-- Required work --
Quote exactly the lines spanning from the top of the data below to the line that contains "0.35, 0.985, 0.99];", including both.
┏━━
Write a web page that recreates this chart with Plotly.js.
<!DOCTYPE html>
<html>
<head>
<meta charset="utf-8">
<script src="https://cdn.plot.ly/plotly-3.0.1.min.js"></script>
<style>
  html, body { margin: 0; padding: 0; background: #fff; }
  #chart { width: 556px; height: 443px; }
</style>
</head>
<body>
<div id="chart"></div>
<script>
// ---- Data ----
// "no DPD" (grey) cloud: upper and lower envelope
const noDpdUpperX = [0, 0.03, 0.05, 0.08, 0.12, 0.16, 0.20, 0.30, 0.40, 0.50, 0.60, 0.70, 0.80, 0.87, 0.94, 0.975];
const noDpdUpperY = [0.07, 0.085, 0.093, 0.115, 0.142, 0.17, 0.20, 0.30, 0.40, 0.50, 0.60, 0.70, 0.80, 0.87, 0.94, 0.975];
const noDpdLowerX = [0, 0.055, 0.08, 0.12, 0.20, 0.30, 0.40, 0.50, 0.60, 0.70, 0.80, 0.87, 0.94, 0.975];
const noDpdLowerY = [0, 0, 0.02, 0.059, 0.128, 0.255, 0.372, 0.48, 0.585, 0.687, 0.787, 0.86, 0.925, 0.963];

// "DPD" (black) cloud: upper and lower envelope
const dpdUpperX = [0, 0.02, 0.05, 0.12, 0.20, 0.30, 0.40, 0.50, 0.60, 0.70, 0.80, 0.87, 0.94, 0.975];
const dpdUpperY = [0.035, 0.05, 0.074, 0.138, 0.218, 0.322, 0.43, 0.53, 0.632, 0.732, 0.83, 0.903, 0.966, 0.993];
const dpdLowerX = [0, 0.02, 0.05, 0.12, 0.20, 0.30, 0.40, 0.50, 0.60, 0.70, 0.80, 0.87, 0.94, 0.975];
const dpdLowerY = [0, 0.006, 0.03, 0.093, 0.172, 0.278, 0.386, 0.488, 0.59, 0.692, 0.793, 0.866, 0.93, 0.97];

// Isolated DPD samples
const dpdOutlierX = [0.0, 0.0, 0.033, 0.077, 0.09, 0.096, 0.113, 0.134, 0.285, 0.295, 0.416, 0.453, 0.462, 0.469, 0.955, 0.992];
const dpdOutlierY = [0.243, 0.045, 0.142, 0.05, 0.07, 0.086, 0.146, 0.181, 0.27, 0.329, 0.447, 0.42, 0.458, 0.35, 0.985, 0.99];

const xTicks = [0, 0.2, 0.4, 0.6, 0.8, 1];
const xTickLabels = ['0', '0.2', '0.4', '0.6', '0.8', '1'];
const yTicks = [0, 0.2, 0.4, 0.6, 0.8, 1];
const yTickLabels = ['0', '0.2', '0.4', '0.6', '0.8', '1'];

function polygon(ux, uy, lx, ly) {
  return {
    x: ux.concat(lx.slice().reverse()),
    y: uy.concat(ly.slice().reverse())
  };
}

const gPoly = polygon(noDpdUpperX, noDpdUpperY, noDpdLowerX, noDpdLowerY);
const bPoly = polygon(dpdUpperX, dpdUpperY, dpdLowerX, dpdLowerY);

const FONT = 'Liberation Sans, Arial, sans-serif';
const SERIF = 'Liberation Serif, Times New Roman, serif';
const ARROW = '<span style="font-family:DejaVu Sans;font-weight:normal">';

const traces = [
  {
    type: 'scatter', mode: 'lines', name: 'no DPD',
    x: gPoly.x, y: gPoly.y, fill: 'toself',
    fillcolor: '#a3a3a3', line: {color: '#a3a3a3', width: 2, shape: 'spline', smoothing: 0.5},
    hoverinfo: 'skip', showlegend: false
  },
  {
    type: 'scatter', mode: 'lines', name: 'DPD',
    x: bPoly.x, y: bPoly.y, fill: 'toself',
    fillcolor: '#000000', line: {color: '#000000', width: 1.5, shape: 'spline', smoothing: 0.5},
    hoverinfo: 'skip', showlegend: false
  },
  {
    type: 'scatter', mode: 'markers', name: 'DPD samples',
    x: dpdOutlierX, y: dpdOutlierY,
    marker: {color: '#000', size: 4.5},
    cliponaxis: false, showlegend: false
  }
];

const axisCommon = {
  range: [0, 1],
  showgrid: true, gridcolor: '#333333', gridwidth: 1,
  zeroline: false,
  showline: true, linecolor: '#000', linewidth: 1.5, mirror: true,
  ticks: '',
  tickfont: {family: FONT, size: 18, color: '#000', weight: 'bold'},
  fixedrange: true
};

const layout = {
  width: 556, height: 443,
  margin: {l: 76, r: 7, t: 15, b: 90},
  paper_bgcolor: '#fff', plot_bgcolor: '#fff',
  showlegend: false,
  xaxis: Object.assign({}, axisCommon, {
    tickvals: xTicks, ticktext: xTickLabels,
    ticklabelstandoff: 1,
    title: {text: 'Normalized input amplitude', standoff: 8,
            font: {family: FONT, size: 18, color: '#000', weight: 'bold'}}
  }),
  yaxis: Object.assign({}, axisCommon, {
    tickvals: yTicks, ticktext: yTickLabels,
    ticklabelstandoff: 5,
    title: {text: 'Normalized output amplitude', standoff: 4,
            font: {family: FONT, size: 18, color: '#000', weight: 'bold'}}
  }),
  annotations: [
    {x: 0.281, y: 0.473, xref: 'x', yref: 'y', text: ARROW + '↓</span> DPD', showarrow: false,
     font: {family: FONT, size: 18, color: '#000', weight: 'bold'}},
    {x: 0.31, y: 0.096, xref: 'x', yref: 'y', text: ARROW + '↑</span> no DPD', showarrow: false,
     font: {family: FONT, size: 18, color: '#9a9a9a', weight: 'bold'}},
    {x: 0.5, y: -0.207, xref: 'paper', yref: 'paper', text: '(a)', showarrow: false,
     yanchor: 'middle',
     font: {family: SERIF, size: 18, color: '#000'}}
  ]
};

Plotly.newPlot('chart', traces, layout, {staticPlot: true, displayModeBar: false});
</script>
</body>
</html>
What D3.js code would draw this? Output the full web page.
┗━━
-- Exercise result --
Write a web page that recreates this chart with Plotly.js.
<!DOCTYPE html>
<html>
<head>
<meta charset="utf-8">
<script src="https://cdn.plot.ly/plotly-3.0.1.min.js"></script>
<style>
  html, body { margin: 0; padding: 0; background: #fff; }
  #chart { width: 556px; height: 443px; }
</style>
</head>
<body>
<div id="chart"></div>
<script>
// ---- Data ----
// "no DPD" (grey) cloud: upper and lower envelope
const noDpdUpperX = [0, 0.03, 0.05, 0.08, 0.12, 0.16, 0.20, 0.30, 0.40, 0.50, 0.60, 0.70, 0.80, 0.87, 0.94, 0.975];
const noDpdUpperY = [0.07, 0.085, 0.093, 0.115, 0.142, 0.17, 0.20, 0.30, 0.40, 0.50, 0.60, 0.70, 0.80, 0.87, 0.94, 0.975];
const noDpdLowerX = [0, 0.055, 0.08, 0.12, 0.20, 0.30, 0.40, 0.50, 0.60, 0.70, 0.80, 0.87, 0.94, 0.975];
const noDpdLowerY = [0, 0, 0.02, 0.059, 0.128, 0.255, 0.372, 0.48, 0.585, 0.687, 0.787, 0.86, 0.925, 0.963];

// "DPD" (black) cloud: upper and lower envelope
const dpdUpperX = [0, 0.02, 0.05, 0.12, 0.20, 0.30, 0.40, 0.50, 0.60, 0.70, 0.80, 0.87, 0.94, 0.975];
const dpdUpperY = [0.035, 0.05, 0.074, 0.138, 0.218, 0.322, 0.43, 0.53, 0.632, 0.732, 0.83, 0.903, 0.966, 0.993];
const dpdLowerX = [0, 0.02, 0.05, 0.12, 0.20, 0.30, 0.40, 0.50, 0.60, 0.70, 0.80, 0.87, 0.94, 0.975];
const dpdLowerY = [0, 0.006, 0.03, 0.093, 0.172, 0.278, 0.386, 0.488, 0.59, 0.692, 0.793, 0.866, 0.93, 0.97];

// Isolated DPD samples
const dpdOutlierX = [0.0, 0.0, 0.033, 0.077, 0.09, 0.096, 0.113, 0.134, 0.285, 0.295, 0.416, 0.453, 0.462, 0.469, 0.955, 0.992];
const dpdOutlierY = [0.243, 0.045, 0.142, 0.05, 0.07, 0.086, 0.146, 0.181, 0.27, 0.329, 0.447, 0.42, 0.458, 0.35, 0.985, 0.99];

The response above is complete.